Chronique

Christopher Hoffman

Vision Is The Identity

Christopher Hoffman (cello, elec, fx, cl), Frank LoCrasto (cla), Bill Campbell (dms) + Henry Threadgill (as), Ryan Scott (g), Anna Webber (fl), Alfredo Colón (EWI).

Label / Distribution : Out of Your Head Records

Figure désormais totalement installée sur la scène étasunienne depuis plusieurs années, le violoncelliste Christopher Hoffman n’est pas du genre à se laisser enfermer. Très présent sur les scènes alternatives, notamment rock, aux côtés de Jeremiah Cymerman ou Sean Beam, c’est avec la scène jazz que ses prestigieuses collaborations se sont fait jour, tant avec Henry Threadgill qu’avec Anna Webber, qu’on retrouve comme invités sur ce nouvel album. Celui-ci paraît dans un premier temps en rupture avec Asp Nimbus, précédent disque où le vibraphone de Bryan Carrott donnait une couleur plus organique. Disque court, Vision Is The Identity renoue avec un paradigme électrique et électronique tel qu’on l’entendait dans un album plus ancien, Multifariam, paru en 2018.

Enregistré en trio avec Frank LoCrasto aux claviers parfois vintage et Bill Campbell à la batterie, c’est « Cloudbuster », le premier morceau, qui donne le ton de l’album : sur des boucles rythmiques assez dures et un univers très synthétique, le violoncelle électrique d’Hoffman est conquérant, Campbell induisant des polyrythmies qui chevauchent les machines et créent de l’entropie. Mais ce sont les invités qui donnent à Vision Is The Identity toute sa raison d’être. La visite de Threadgill, avec qui Hoffman joue dans Zooid, est sans doute l’instant le plus étonnant : sur une rythmique électronique et un synthétiseur psychotrope, le saxophoniste vient chercher le groove avec une pointe de spleen avant de s’emparer de l’orchestre dans un chorus de plus en plus puissant dans les râles de la guitare d’un autre invité, Ryan Scott, présent sur la scène rock new-yorkaise. C’est finalement Hoffman qui conclut ce morceau dans l’électricité de son violoncelle, omniprésente et contondante.

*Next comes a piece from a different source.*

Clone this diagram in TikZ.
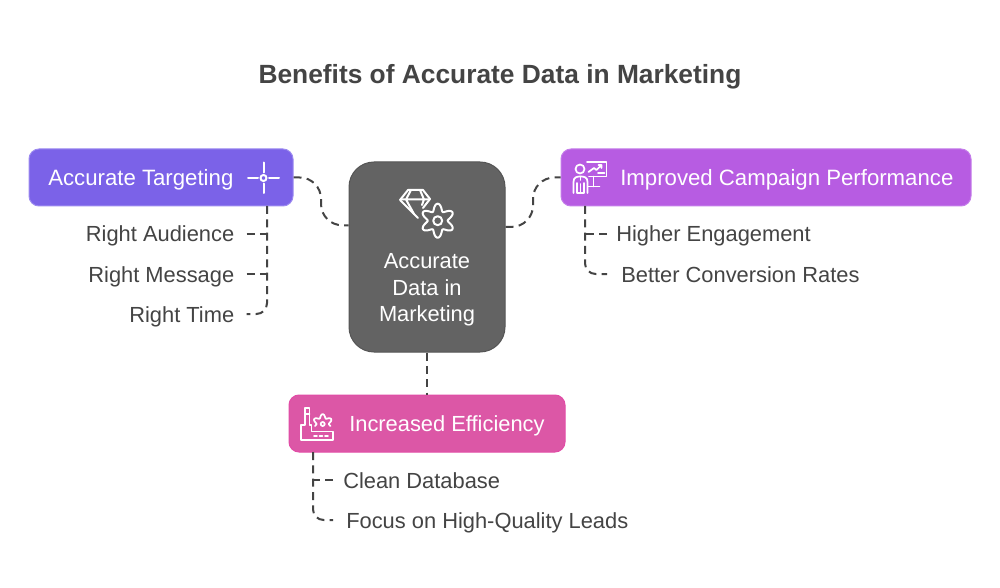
\documentclass[tikz,border=0pt]{standalone}
\usepackage{fontspec}
\setmainfont{Liberation Sans}
\usetikzlibrary{calc}
\definecolor{ink}{HTML}{444444}
\definecolor{cA}{HTML}{7B62E8}
\definecolor{cAb}{HTML}{9C8AF0}
\definecolor{cB}{HTML}{B75CE2}
\definecolor{cBb}{HTML}{C47DEA}
\definecolor{cC}{HTML}{DC57A6}
\definecolor{cCb}{HTML}{E24CA6}
\definecolor{cM}{HTML}{636363}
\definecolor{cMb}{HTML}{555555}
\tikzset{
  box/.style={draw=#1b,fill=#1,line width=0.75pt,rounded corners=7.5pt,minimum height=42.75pt,inner sep=0pt},
  mid/.style={draw=cMb,fill=cM,line width=0.75pt,rounded corners=18.75pt,minimum width=117pt,minimum height=142.5pt,inner sep=0pt},
  txt/.style={font=\fontsize{16.4pt}{20pt}\selectfont,text height=15.5pt,text depth=3.5pt,inner ysep=0pt,inner xsep=0pt},
  boxtext/.style={txt,text=white,anchor=west},
  widetext/.style={boxtext,font=\fontsize{16.65pt}{20pt}\selectfont},
  leftlabel/.style={txt,text=ink,anchor=east,inner xsep=#1},
  rightlabel/.style={txt,text=ink,anchor=west,inner xsep=#1},
  midtext/.style={font=\fontsize{16.4pt}{20pt}\selectfont,text=white,align=center,inner sep=0pt},
  title/.style={font=\bfseries\fontsize{19.75pt}{24pt}\selectfont,text=ink,inner sep=0pt},
  link/.style={draw=ink,line width=1.5pt,dash pattern=on 6pt off 4pt},
  curve/.style={link,rounded corners=16pt},
  turn/.style={link,rounded corners=8pt},
  icon/.style={draw=white,line width=1.5pt,line cap=round,line join=round},
  thinicon/.style={icon,line width=1.3pt},
}
\begin{document}
\begin{tikzpicture}[x=0.75pt,y=-0.75pt]
\useasboundingbox (0,0) rectangle (1000,588);
\fill[white] (0,0) rectangle (1000,588);

\node[title] (t) at (500,76.5) {Benefits of Accurate Data in Marketing};

\node[box=cA,minimum width=198pt] (a) at (161,177.5) {};
\node[box=cB,minimum width=307.5pt] (b) at (766,177.5) {};
\node[box=cC,minimum width=207pt] (c) at (427,423.5) {};
\node[mid] (m) at (427,257) {};

\node[widetext] (at) at (48,177.5) {Accurate Targeting};
\node[widetext] (bt) at (620,177.5) {Improved Campaign Performance};
\node[boxtext] (ct) at (349,423.5) {Increased Efficiency};
\node[midtext] (mt) at (427,290) {Accurate\\Data in\\Marketing};

\node[leftlabel=9pt] (a1) at (246.5,234) {Right Audience};
\node[leftlabel=9pt] (a2) at (246.5,274) {Right Message};
\node[leftlabel=9pt] (a3) at (246.5,314) {Right Time};
\node[rightlabel=6.75pt] (b1) at (607,234) {Higher Engagement};
\node[rightlabel=10.5pt] (b2) at (607,274) {Better Conversion Rates};
\node[rightlabel=7.5pt] (c1) at (333,480) {Clean Database};
\node[rightlabel=9.75pt] (c2) at (333,520) {Focus on High-Quality Leads};

\coordinate (atop) at (267,206);
\coordinate (btop) at (585,206);
\coordinate (ctop) at (313,452);
\coordinate (lbend) at ($(a.east)!0.5!(m.158.3)$);
\coordinate (rbend) at ($(m.21.7)!0.5!(b.west)$);

% links to the centre
\draw[curve] (a.east) -| (lbend |- m.158.3) -- (m.158.3);
\draw[curve] (m.21.7) -| (rbend |- b.west) -- (b.west);
\draw[link] (m.south) -- (c.north);

% trunks and branches
\draw[turn] (atop) |- (a3.east);
\draw[link] (a1.east) -- (a1.east -| atop);
\draw[link] (a2.east) -- (a2.east -| atop);
\draw[turn] (btop) |- (b2.west);
\draw[link] (b1.west) -- (b1.west -| btop);
\draw[turn] (ctop) |- (c2.west);
\draw[link] (c1.west) -- (c1.west -| ctop);

% crosshair icon
\draw[icon] (263.5,178) circle (3);
\draw[icon] (248,178) -- (258,178) (269,178) -- (279,178) (263.5,162.5) -- (263.5,172.5) (263.5,183.5) -- (263.5,193);

% diamond and gear icon
\draw[icon] (423,208) -- (430,199) -- (423,190) -- (408,190) -- (400,200) -- (418,218);
\draw[icon] (401,199.5) -- (429,199.5) (411,190) -- (406,199.5) -- (414,214) (420,190) -- (424,199.5) -- (422,205);
\draw[icon] plot[domain=0:360,samples=121,smooth] ({437.7+(13.5-3.5*cos(6*\x))*cos(\x)},{220.7+(13.5-3.5*cos(6*\x))*sin(\x)}) -- cycle;
\draw[icon] (437.7,220.7) circle (4.5);

% presenter icon
\draw[thinicon] (580,169) circle (4.5);
\draw[thinicon] (573.5,193) -- (573.5,182) .. controls (573.5,177) and (577,176.5) .. (580.5,176.5) .. controls (584,176.5) and (587.5,177) .. (587.5,182) -- (587.5,193);
\draw[thinicon] (577,193) -- (577,183) (584,193) -- (584,183) (577,193) -- (584,193) (580.5,193) -- (580.5,184) (580.5,176.5) -- (580.5,180);
\draw[thinicon] (587,162) -- (606.5,162) -- (606.5,176.5) -- (589,176.5);
\draw[thinicon] (593.5,176.5) -- (593.5,186.5) (588.5,186.5) -- (599.5,186.5);
\draw[thinicon] (588.5,172) -- (594,168) -- (596.5,170) -- (601.5,165) (598.5,165) -- (601.5,165) -- (601.5,168) (598,173) -- (604.5,173);

% factory icon
\draw[thinicon] (305,425) -- (305,408) -- (309.5,408) -- (309.5,425) -- (311.5,425) -- (311.5,431.5) -- (333,431.5) -- (333,440) -- (301,440) -- (301,425) -- (305,425);
\draw[thinicon] (305,414) -- (309.5,414);
\draw[thinicon] plot[domain=165:375,samples=61,smooth] ({322.7+(8-1.8*cos(6*\x))*cos(\x)},{424+(8-1.8*cos(6*\x))*sin(\x)});
\draw[thinicon] (322.7,424) circle (2);
\draw[thinicon] (314,436) -- (317,436) (319.5,436) -- (322.5,436) (325,436) -- (328,436);
\end{tikzpicture}
\end{document}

L’autre sommet de cet album est le court morceau hérissé de groove que Hoffman propose à Anna Webber, avec qui il travaille depuis des années. « Better & Better » a tous les atouts pour séduire les amoureux des musiques électroniques qui font bouger les pieds : une rythmique puissante complexifiée par le batteur et une Webber saignante dans ses prises de parole, ce qui donne un effet envoûtant, a fortiori lorsque le violoncelle vient poser une nappe grasseyante sur la mécanique précise de la flûte. Voilà un disque étrange et syncrétique proposé par un violoncelliste qui ne refuse aucun chemin.